Bell, who has since had two more children, Jalani and Ja’Airyre, knows his eight kids still need someone to guide them. He wants to be there for them. And that includes returning to coaching.
Bell continues to fight his way back onto the field. He no longer can coach the same way he used to, but he has found ways to contribute in a supporting role.
The game
At one of the last practices for the Blitz, Bell reminds the team how to tackle properly during a drill.
“Here, lift up on them,” he says, gesturing at their thighs. “If you don’t do that, you’ll break your arm.”
When the offensive line commits a false start, he stands over them as they do pushups as punishment: “One thing we are going to do is we going to be disciplined at the line!”
Without his sight, he’ll misidentify a player once in a while or need to ask where a player is. After a series of practice plays, he’ll ask a fellow coach how the players are doing.
“It is a little frustrating sometimes,” Bell said. “I gotta ask the coach what was going on.
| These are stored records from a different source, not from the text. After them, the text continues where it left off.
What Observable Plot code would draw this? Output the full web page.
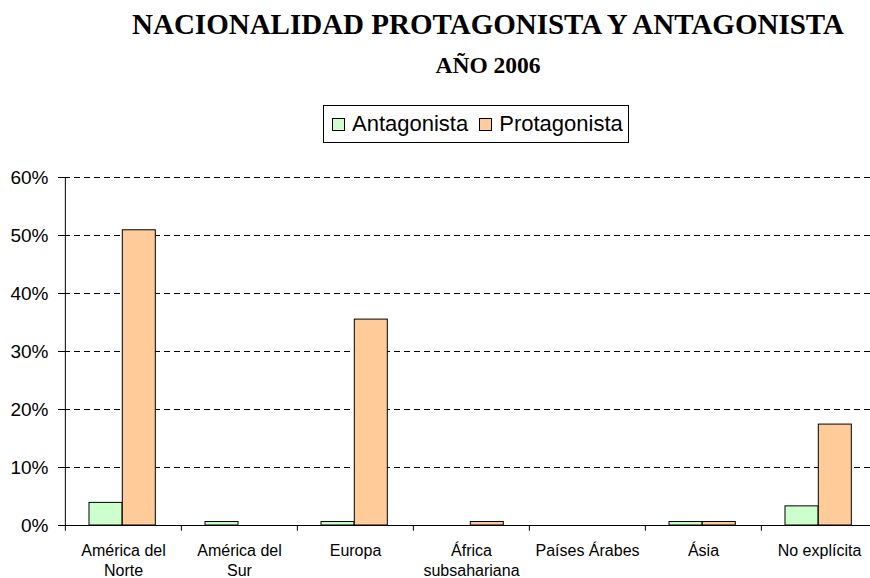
<!DOCTYPE html>
<html>
<head>
<meta charset="utf-8">
<script src="https://cdn.jsdelivr.net/npm/d3@7"></script>
<script src="https://cdn.jsdelivr.net/npm/@observablehq/plot@0.6"></script>
<style>
  body { margin: 0; background: #fff; }
  #wrap { position: relative; width: 870px; height: 578px; overflow: hidden; background: #fff; }
  #header { position: relative; width: 870px; height: 150px; }
  .title { position: absolute; left: 108px; width: 760px; text-align: center; font-family: "Liberation Serif", "Times New Roman", serif; font-weight: bold; line-height: 1; color: #000; white-space: nowrap; }
  #t1 { top: 10px; font-size: 29px; }
  #t2 { top: 54px; font-size: 23.5px; }
  #legend { position: absolute; left: 323px; top: 105px; width: 304px; height: 36px; border: 1px solid #000; display: flex; align-items: center; font-family: "Liberation Sans", Arial, sans-serif; font-size: 22px; color: #000; box-sizing: content-box; }
  .sw { display: inline-block; width: 11px; height: 11px; border: 1px solid #000; margin-right: 7px; }
  .item { display: flex; align-items: center; }
</style>
</head>
<body>
<div id="wrap">
  <div id="header">
    <div class="title" id="t1"></div>
    <div class="title" id="t2"></div>
    <div id="legend"></div>
  </div>
  <div id="chart"></div>
</div>
<script>
const titleText = "NACIONALIDAD PROTAGONISTA Y ANTAGONISTA";
const subtitleText = "AÑO 2006";
const seriesNames = ["Antagonista", "Protagonista"];
const seriesColors = ["#CCFFCC", "#FFCC99"];
const categories = ["América del Norte", "América del Sur", "Europa", "África subsahariana", "Países Árabes", "Ásia", "No explícita"];
const categoryLabels = ["América del\nNorte", "América del\nSur", "Europa", "África\nsubsahariana", "Países Árabes", "Ásia", "No explícita"];
const antagonista = [3.9, 0.6, 0.6, 0, 0, 0.6, 3.3];
const protagonista = [50.9, 0, 35.5, 0.6, 0, 0.6, 17.4];
const yTicks = [0, 10, 20, 30, 40, 50, 60];

document.getElementById("t1").textContent = titleText;
document.getElementById("t2").textContent = subtitleText;
const legend = document.getElementById("legend");
seriesNames.forEach((name, i) => {
  const item = document.createElement("span");
  item.className = "item";
  item.style.marginLeft = i === 0 ? "8px" : "11px";
  const sw = document.createElement("span");
  sw.className = "sw";
  sw.style.background = seriesColors[i];
  item.appendChild(sw);
  item.appendChild(document.createTextNode(name));
  legend.appendChild(item);
});

const antData = categories.map((c, i) => ({cat: c, value: antagonista[i]})).filter(d => d.value > 0);
const proData = categories.map((c, i) => ({cat: c, value: protagonista[i]})).filter(d => d.value > 0);

const x0 = 64, x1 = 878;
const step = (x1 - x0) / categories.length;
const barW = 33.3;
const off = 24;

const chart = Plot.plot({
  width: 870,
  height: 428,
  marginLeft: 64,
  marginRight: 0,
  marginTop: 27,
  marginBottom: 53,
  style: {fontFamily: "Liberation Sans, Arial, sans-serif", fontSize: "16px", background: "white", color: "#000", overflow: "visible"},
  x: {domain: categories, range: [x0, x1], padding: 0, axis: null},
  y: {domain: [0, 60], axis: null},
  marks: [
    Plot.ruleY(yTicks.slice(1), {y: d => d, stroke: "#000", strokeDasharray: "6,4"}),
    Plot.barY(antData, {x: "cat", y: "value", fill: seriesColors[0], stroke: "#000", strokeWidth: 1,
      insetLeft: off, insetRight: step - off - barW}),
    Plot.barY(proData, {x: "cat", y: "value", fill: seriesColors[1], stroke: "#000", strokeWidth: 1,
      insetLeft: off + barW, insetRight: step - off - 2 * barW}),
    Plot.ruleY([0], {stroke: "#000"}),
    Plot.ruleX([categories[0]], {x: d => d, y1: 0, y2: 60, dx: -step / 2, stroke: "#000"}),
    Plot.ruleX(categories, {x: d => d, y1: 0, y2: -1, dx: -step / 2, stroke: "#000"}),
    Plot.axisY({ticks: yTicks, tickFormat: d => d + "%", tickSize: 6, tickPadding: 10, fontSize: 19, label: null, stroke: "#000", fill: "#000"}),
    Plot.text(categories, {x: d => d, y: 0, text: (d, i) => categoryLabels[i], dy: 17, lineAnchor: "top", lineHeight: 1.22, fontSize: 16, fill: "#000"})
  ]
});
document.getElementById("chart").appendChild(chart);
</script>
</body>
</html>
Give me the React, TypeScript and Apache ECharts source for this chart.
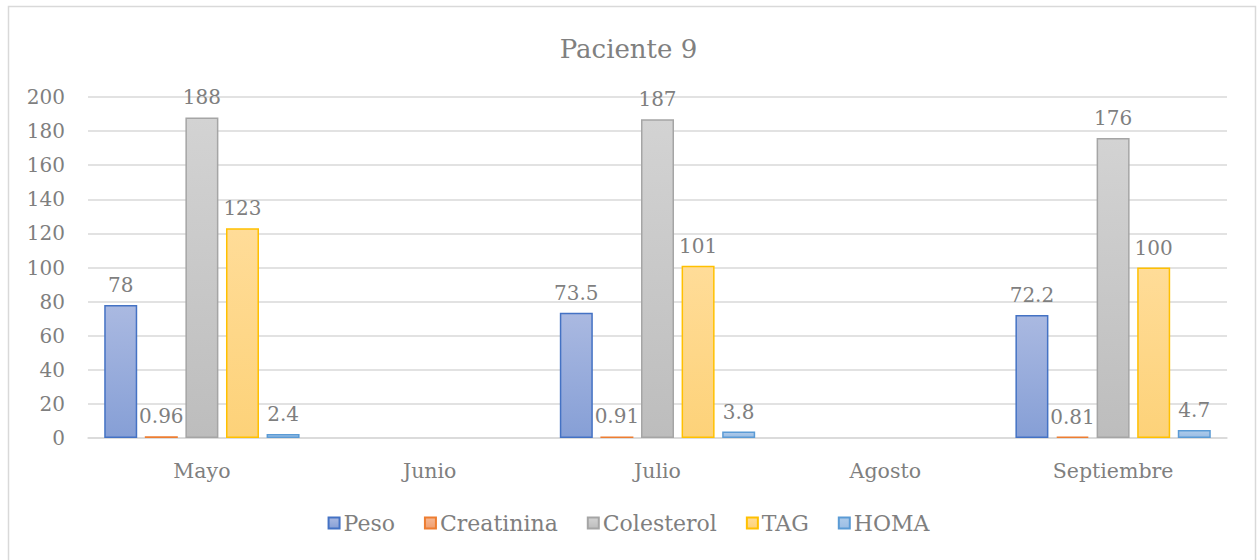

I’m happy a little bit, and I’m sad a little bit, too, because I want to be able to see my son run the ball and see what he is doing wrong.”
After practice, he finds James Jr., now 14, among players he previously coached.
The eighth graders talk about Bell’s influence on them as peewee players. One describes how much he pushes them to compete. Another jokes that despite Bell getting on his nerves, the coach inspired them to reach the championships in 2019.
James Jr. stands at his father’s side, smiling: “He taught me how to play running back, linebacker and really every position on the field.”
He remembers running drills — catching, running and tackling drills — with his father when he was just 3 years old.
Football has become an outlet for James Jr., as it was for his father.
“Any time I have a problem, I can just go to the field, call a few friends and go play catch, and it’s going to make me forget about what’s going on in real life,” he said.
James Jr. is a freshman at Morgan Park High School on the far South Side, where he hopes to make an impact on the team as a running back or safety.
Bell isn’t sure what his own future holds. He volunteers with the Chicago Park District Ogden Park Vikings football team after leaving the Blitz and plans to continue mentoring young football players. Because playing and coaching football has positively influenced his own life, he believes football can be a way out for troubled kids. He hopes one day to start a mentorship organization for young students and athletes.
For now, he is happy to live vicariously through his son as he trains and prepares for high school football. Bell hopes to be there for James Jr. and his other children. Football has become a true family sport, with the boys playing and the girls volunteering with the team or joining the cheer squad.
“I still know the game,” Bell said. “I know everything about the game. I taught my son the game. Now, I got two more sons, I got to teach them the game. And I got to teach them: Don’t pick up a gun — put that gun down, pick up a ball.”